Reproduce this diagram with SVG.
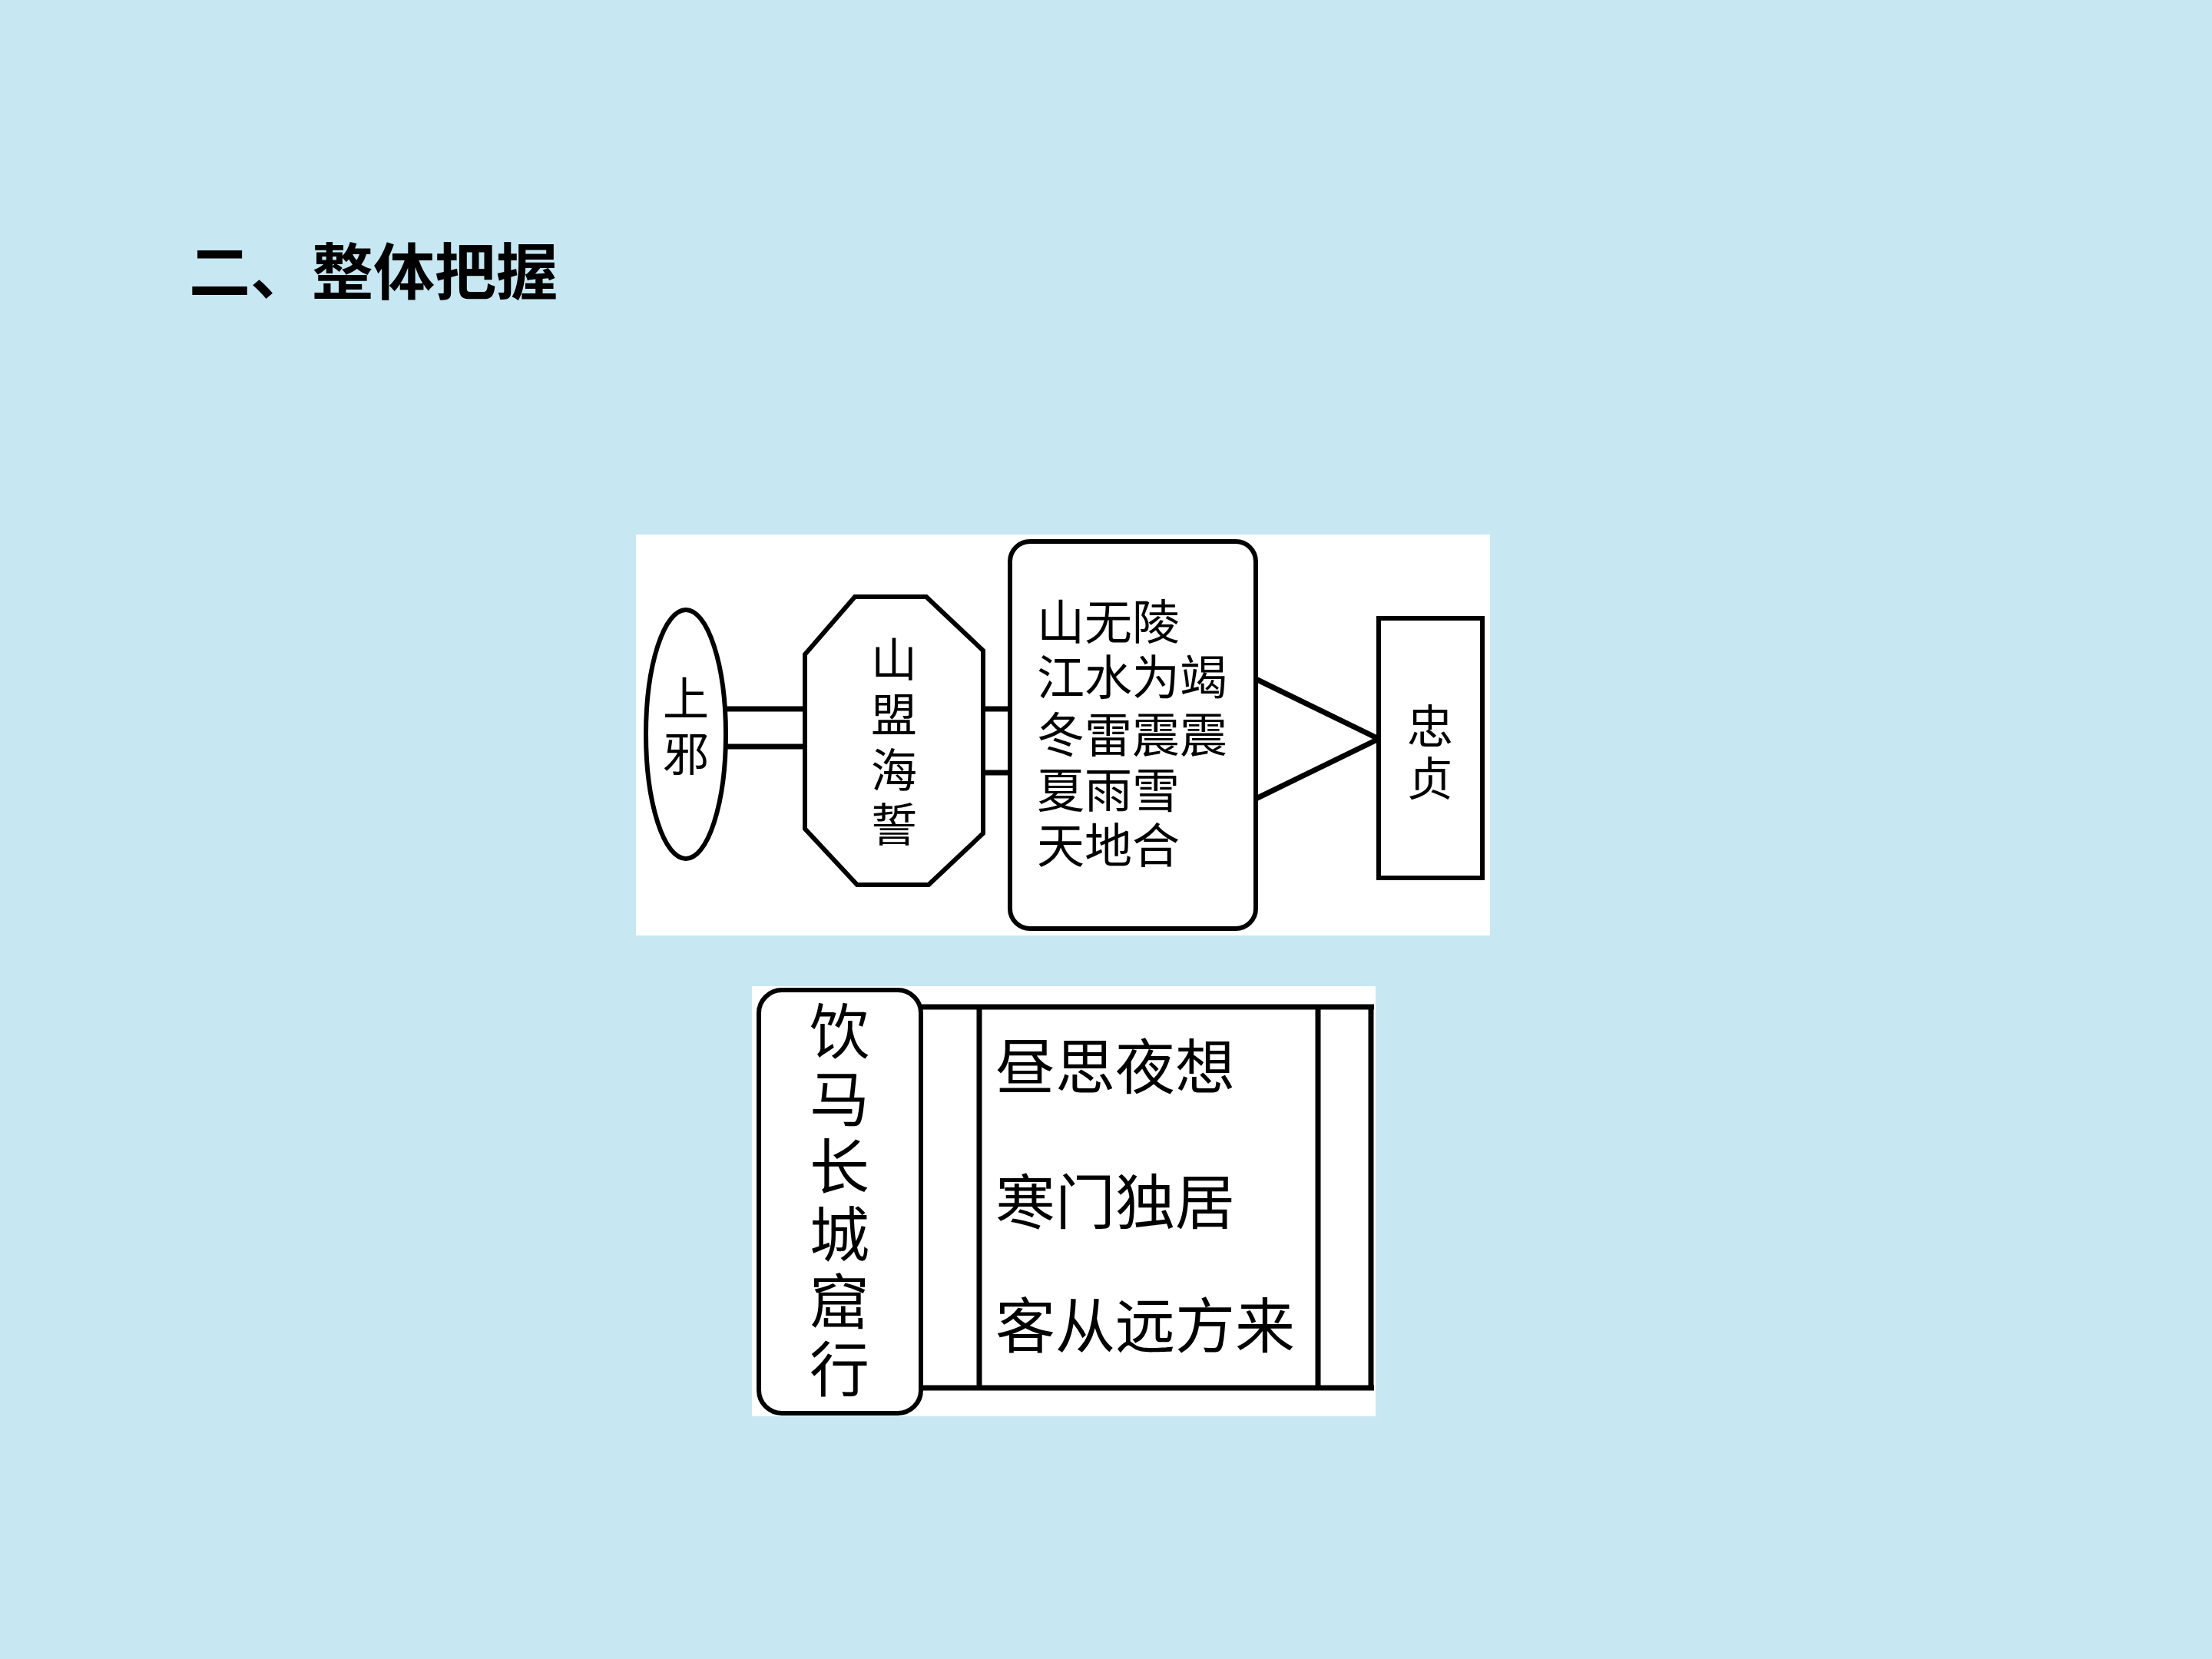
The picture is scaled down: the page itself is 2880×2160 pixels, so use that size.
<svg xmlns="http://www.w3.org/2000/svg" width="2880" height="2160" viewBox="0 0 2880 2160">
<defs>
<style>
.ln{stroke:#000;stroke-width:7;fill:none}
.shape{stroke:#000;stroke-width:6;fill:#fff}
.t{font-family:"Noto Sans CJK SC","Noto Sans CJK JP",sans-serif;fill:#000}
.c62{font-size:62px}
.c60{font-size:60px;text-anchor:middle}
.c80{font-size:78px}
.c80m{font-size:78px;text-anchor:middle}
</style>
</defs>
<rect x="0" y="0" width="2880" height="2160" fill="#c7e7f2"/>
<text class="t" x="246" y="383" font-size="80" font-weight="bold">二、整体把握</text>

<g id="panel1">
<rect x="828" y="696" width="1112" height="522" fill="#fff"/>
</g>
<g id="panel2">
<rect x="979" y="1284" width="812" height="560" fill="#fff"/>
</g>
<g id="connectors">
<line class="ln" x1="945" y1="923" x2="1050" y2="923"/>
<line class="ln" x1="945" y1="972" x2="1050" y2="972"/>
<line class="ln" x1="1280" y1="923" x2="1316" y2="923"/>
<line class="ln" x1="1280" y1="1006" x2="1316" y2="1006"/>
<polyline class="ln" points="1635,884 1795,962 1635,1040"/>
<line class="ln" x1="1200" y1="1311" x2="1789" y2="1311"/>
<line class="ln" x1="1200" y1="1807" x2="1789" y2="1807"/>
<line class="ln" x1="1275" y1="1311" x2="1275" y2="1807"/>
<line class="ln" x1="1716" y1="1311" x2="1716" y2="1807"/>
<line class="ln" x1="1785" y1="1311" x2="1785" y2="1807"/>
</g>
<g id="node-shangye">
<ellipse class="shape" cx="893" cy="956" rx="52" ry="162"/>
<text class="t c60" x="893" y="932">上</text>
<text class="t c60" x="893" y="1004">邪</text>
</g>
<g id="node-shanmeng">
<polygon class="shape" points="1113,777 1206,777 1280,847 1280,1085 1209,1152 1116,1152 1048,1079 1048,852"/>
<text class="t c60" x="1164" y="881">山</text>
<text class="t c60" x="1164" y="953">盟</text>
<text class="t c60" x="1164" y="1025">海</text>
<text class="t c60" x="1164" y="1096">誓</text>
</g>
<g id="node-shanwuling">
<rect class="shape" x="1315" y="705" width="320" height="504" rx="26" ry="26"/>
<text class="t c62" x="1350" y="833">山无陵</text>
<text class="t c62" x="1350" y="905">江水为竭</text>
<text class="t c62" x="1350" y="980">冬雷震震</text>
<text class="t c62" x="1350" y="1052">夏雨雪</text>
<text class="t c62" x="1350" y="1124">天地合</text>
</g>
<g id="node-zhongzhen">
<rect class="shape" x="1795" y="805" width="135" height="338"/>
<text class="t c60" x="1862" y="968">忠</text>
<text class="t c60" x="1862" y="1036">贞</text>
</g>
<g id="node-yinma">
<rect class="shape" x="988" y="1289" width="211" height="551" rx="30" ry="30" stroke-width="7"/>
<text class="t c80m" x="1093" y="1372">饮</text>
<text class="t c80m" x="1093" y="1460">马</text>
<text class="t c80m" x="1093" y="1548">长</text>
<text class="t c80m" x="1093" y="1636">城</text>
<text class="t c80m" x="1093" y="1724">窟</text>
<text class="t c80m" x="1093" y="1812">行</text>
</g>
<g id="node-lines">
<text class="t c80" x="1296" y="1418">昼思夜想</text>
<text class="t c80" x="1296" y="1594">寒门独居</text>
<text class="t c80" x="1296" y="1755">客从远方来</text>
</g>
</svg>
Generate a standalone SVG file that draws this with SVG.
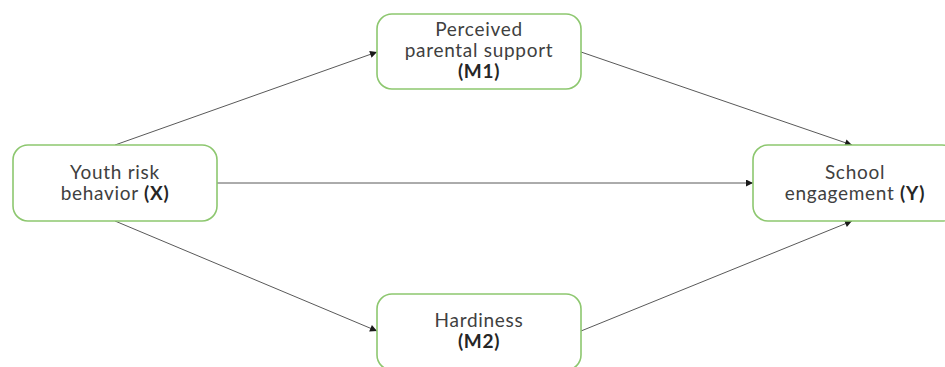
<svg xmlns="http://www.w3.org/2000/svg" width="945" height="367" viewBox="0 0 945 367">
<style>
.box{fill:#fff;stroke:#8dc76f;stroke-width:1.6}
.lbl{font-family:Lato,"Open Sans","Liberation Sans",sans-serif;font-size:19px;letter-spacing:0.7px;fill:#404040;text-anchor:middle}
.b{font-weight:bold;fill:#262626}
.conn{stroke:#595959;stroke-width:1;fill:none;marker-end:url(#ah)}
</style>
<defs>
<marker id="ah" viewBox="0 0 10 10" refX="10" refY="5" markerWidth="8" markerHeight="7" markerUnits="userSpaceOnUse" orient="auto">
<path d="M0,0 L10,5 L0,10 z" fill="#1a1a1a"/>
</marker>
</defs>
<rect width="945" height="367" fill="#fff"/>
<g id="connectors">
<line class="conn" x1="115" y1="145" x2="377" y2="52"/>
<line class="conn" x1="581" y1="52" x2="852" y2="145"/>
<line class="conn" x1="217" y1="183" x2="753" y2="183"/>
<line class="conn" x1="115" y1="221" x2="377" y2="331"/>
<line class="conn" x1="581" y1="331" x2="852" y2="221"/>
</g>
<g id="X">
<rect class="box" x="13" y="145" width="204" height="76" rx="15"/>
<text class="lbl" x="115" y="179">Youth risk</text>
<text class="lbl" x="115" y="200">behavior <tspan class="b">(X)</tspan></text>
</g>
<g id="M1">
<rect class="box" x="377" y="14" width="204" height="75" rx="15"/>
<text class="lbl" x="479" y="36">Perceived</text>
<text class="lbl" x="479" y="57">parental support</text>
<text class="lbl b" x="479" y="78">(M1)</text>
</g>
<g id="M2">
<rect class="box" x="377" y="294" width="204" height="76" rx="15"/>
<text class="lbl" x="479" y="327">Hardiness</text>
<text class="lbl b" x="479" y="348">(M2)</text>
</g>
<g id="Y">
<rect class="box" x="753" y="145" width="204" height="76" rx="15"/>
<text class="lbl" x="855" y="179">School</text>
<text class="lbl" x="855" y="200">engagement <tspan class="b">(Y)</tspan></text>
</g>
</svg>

********

Challenge → Set the entries down again exactly. Do not include the images.

The response →
Reproduce this diagram with SVG.
The picture is scaled down: the page itself is 2880×2160 pixels, so use that size.
<svg xmlns="http://www.w3.org/2000/svg" width="2880" height="2160" viewBox="0 0 2880 2160">
<defs>
<style>
.ln{stroke:#000;stroke-width:7;fill:none}
.shape{stroke:#000;stroke-width:6;fill:#fff}
.t{font-family:"Noto Sans CJK SC","Noto Sans CJK JP",sans-serif;fill:#000}
.c62{font-size:62px}
.c60{font-size:60px;text-anchor:middle}
.c80{font-size:78px}
.c80m{font-size:78px;text-anchor:middle}
</style>
</defs>
<rect x="0" y="0" width="2880" height="2160" fill="#c7e7f2"/>
<text class="t" x="246" y="383" font-size="80" font-weight="bold">二、整体把握</text>

<g id="panel1">
<rect x="828" y="696" width="1112" height="522" fill="#fff"/>
</g>
<g id="panel2">
<rect x="979" y="1284" width="812" height="560" fill="#fff"/>
</g>
<g id="connectors">
<line class="ln" x1="945" y1="923" x2="1050" y2="923"/>
<line class="ln" x1="945" y1="972" x2="1050" y2="972"/>
<line class="ln" x1="1280" y1="923" x2="1316" y2="923"/>
<line class="ln" x1="1280" y1="1006" x2="1316" y2="1006"/>
<polyline class="ln" points="1635,884 1795,962 1635,1040"/>
<line class="ln" x1="1200" y1="1311" x2="1789" y2="1311"/>
<line class="ln" x1="1200" y1="1807" x2="1789" y2="1807"/>
<line class="ln" x1="1275" y1="1311" x2="1275" y2="1807"/>
<line class="ln" x1="1716" y1="1311" x2="1716" y2="1807"/>
<line class="ln" x1="1785" y1="1311" x2="1785" y2="1807"/>
</g>
<g id="node-shangye">
<ellipse class="shape" cx="893" cy="956" rx="52" ry="162"/>
<text class="t c60" x="893" y="932">上</text>
<text class="t c60" x="893" y="1004">邪</text>
</g>
<g id="node-shanmeng">
<polygon class="shape" points="1113,777 1206,777 1280,847 1280,1085 1209,1152 1116,1152 1048,1079 1048,852"/>
<text class="t c60" x="1164" y="881">山</text>
<text class="t c60" x="1164" y="953">盟</text>
<text class="t c60" x="1164" y="1025">海</text>
<text class="t c60" x="1164" y="1096">誓</text>
</g>
<g id="node-shanwuling">
<rect class="shape" x="1315" y="705" width="320" height="504" rx="26" ry="26"/>
<text class="t c62" x="1350" y="833">山无陵</text>
<text class="t c62" x="1350" y="905">江水为竭</text>
<text class="t c62" x="1350" y="980">冬雷震震</text>
<text class="t c62" x="1350" y="1052">夏雨雪</text>
<text class="t c62" x="1350" y="1124">天地合</text>
</g>
<g id="node-zhongzhen">
<rect class="shape" x="1795" y="805" width="135" height="338"/>
<text class="t c60" x="1862" y="968">忠</text>
<text class="t c60" x="1862" y="1036">贞</text>
</g>
<g id="node-yinma">
<rect class="shape" x="988" y="1289" width="211" height="551" rx="30" ry="30" stroke-width="7"/>
<text class="t c80m" x="1093" y="1372">饮</text>
<text class="t c80m" x="1093" y="1460">马</text>
<text class="t c80m" x="1093" y="1548">长</text>
<text class="t c80m" x="1093" y="1636">城</text>
<text class="t c80m" x="1093" y="1724">窟</text>
<text class="t c80m" x="1093" y="1812">行</text>
</g>
<g id="node-lines">
<text class="t c80" x="1296" y="1418">昼思夜想</text>
<text class="t c80" x="1296" y="1594">寒门独居</text>
<text class="t c80" x="1296" y="1755">客从远方来</text>
</g>
</svg>
Generate a standalone SVG file that draws this with SVG.
<svg xmlns="http://www.w3.org/2000/svg" width="945" height="367" viewBox="0 0 945 367">
<style>
.box{fill:#fff;stroke:#8dc76f;stroke-width:1.6}
.lbl{font-family:Lato,"Open Sans","Liberation Sans",sans-serif;font-size:19px;letter-spacing:0.7px;fill:#404040;text-anchor:middle}
.b{font-weight:bold;fill:#262626}
.conn{stroke:#595959;stroke-width:1;fill:none;marker-end:url(#ah)}
</style>
<defs>
<marker id="ah" viewBox="0 0 10 10" refX="10" refY="5" markerWidth="8" markerHeight="7" markerUnits="userSpaceOnUse" orient="auto">
<path d="M0,0 L10,5 L0,10 z" fill="#1a1a1a"/>
</marker>
</defs>
<rect width="945" height="367" fill="#fff"/>
<g id="connectors">
<line class="conn" x1="115" y1="145" x2="377" y2="52"/>
<line class="conn" x1="581" y1="52" x2="852" y2="145"/>
<line class="conn" x1="217" y1="183" x2="753" y2="183"/>
<line class="conn" x1="115" y1="221" x2="377" y2="331"/>
<line class="conn" x1="581" y1="331" x2="852" y2="221"/>
</g>
<g id="X">
<rect class="box" x="13" y="145" width="204" height="76" rx="15"/>
<text class="lbl" x="115" y="179">Youth risk</text>
<text class="lbl" x="115" y="200">behavior <tspan class="b">(X)</tspan></text>
</g>
<g id="M1">
<rect class="box" x="377" y="14" width="204" height="75" rx="15"/>
<text class="lbl" x="479" y="36">Perceived</text>
<text class="lbl" x="479" y="57">parental support</text>
<text class="lbl b" x="479" y="78">(M1)</text>
</g>
<g id="M2">
<rect class="box" x="377" y="294" width="204" height="76" rx="15"/>
<text class="lbl" x="479" y="327">Hardiness</text>
<text class="lbl b" x="479" y="348">(M2)</text>
</g>
<g id="Y">
<rect class="box" x="753" y="145" width="204" height="76" rx="15"/>
<text class="lbl" x="855" y="179">School</text>
<text class="lbl" x="855" y="200">engagement <tspan class="b">(Y)</tspan></text>
</g>
</svg>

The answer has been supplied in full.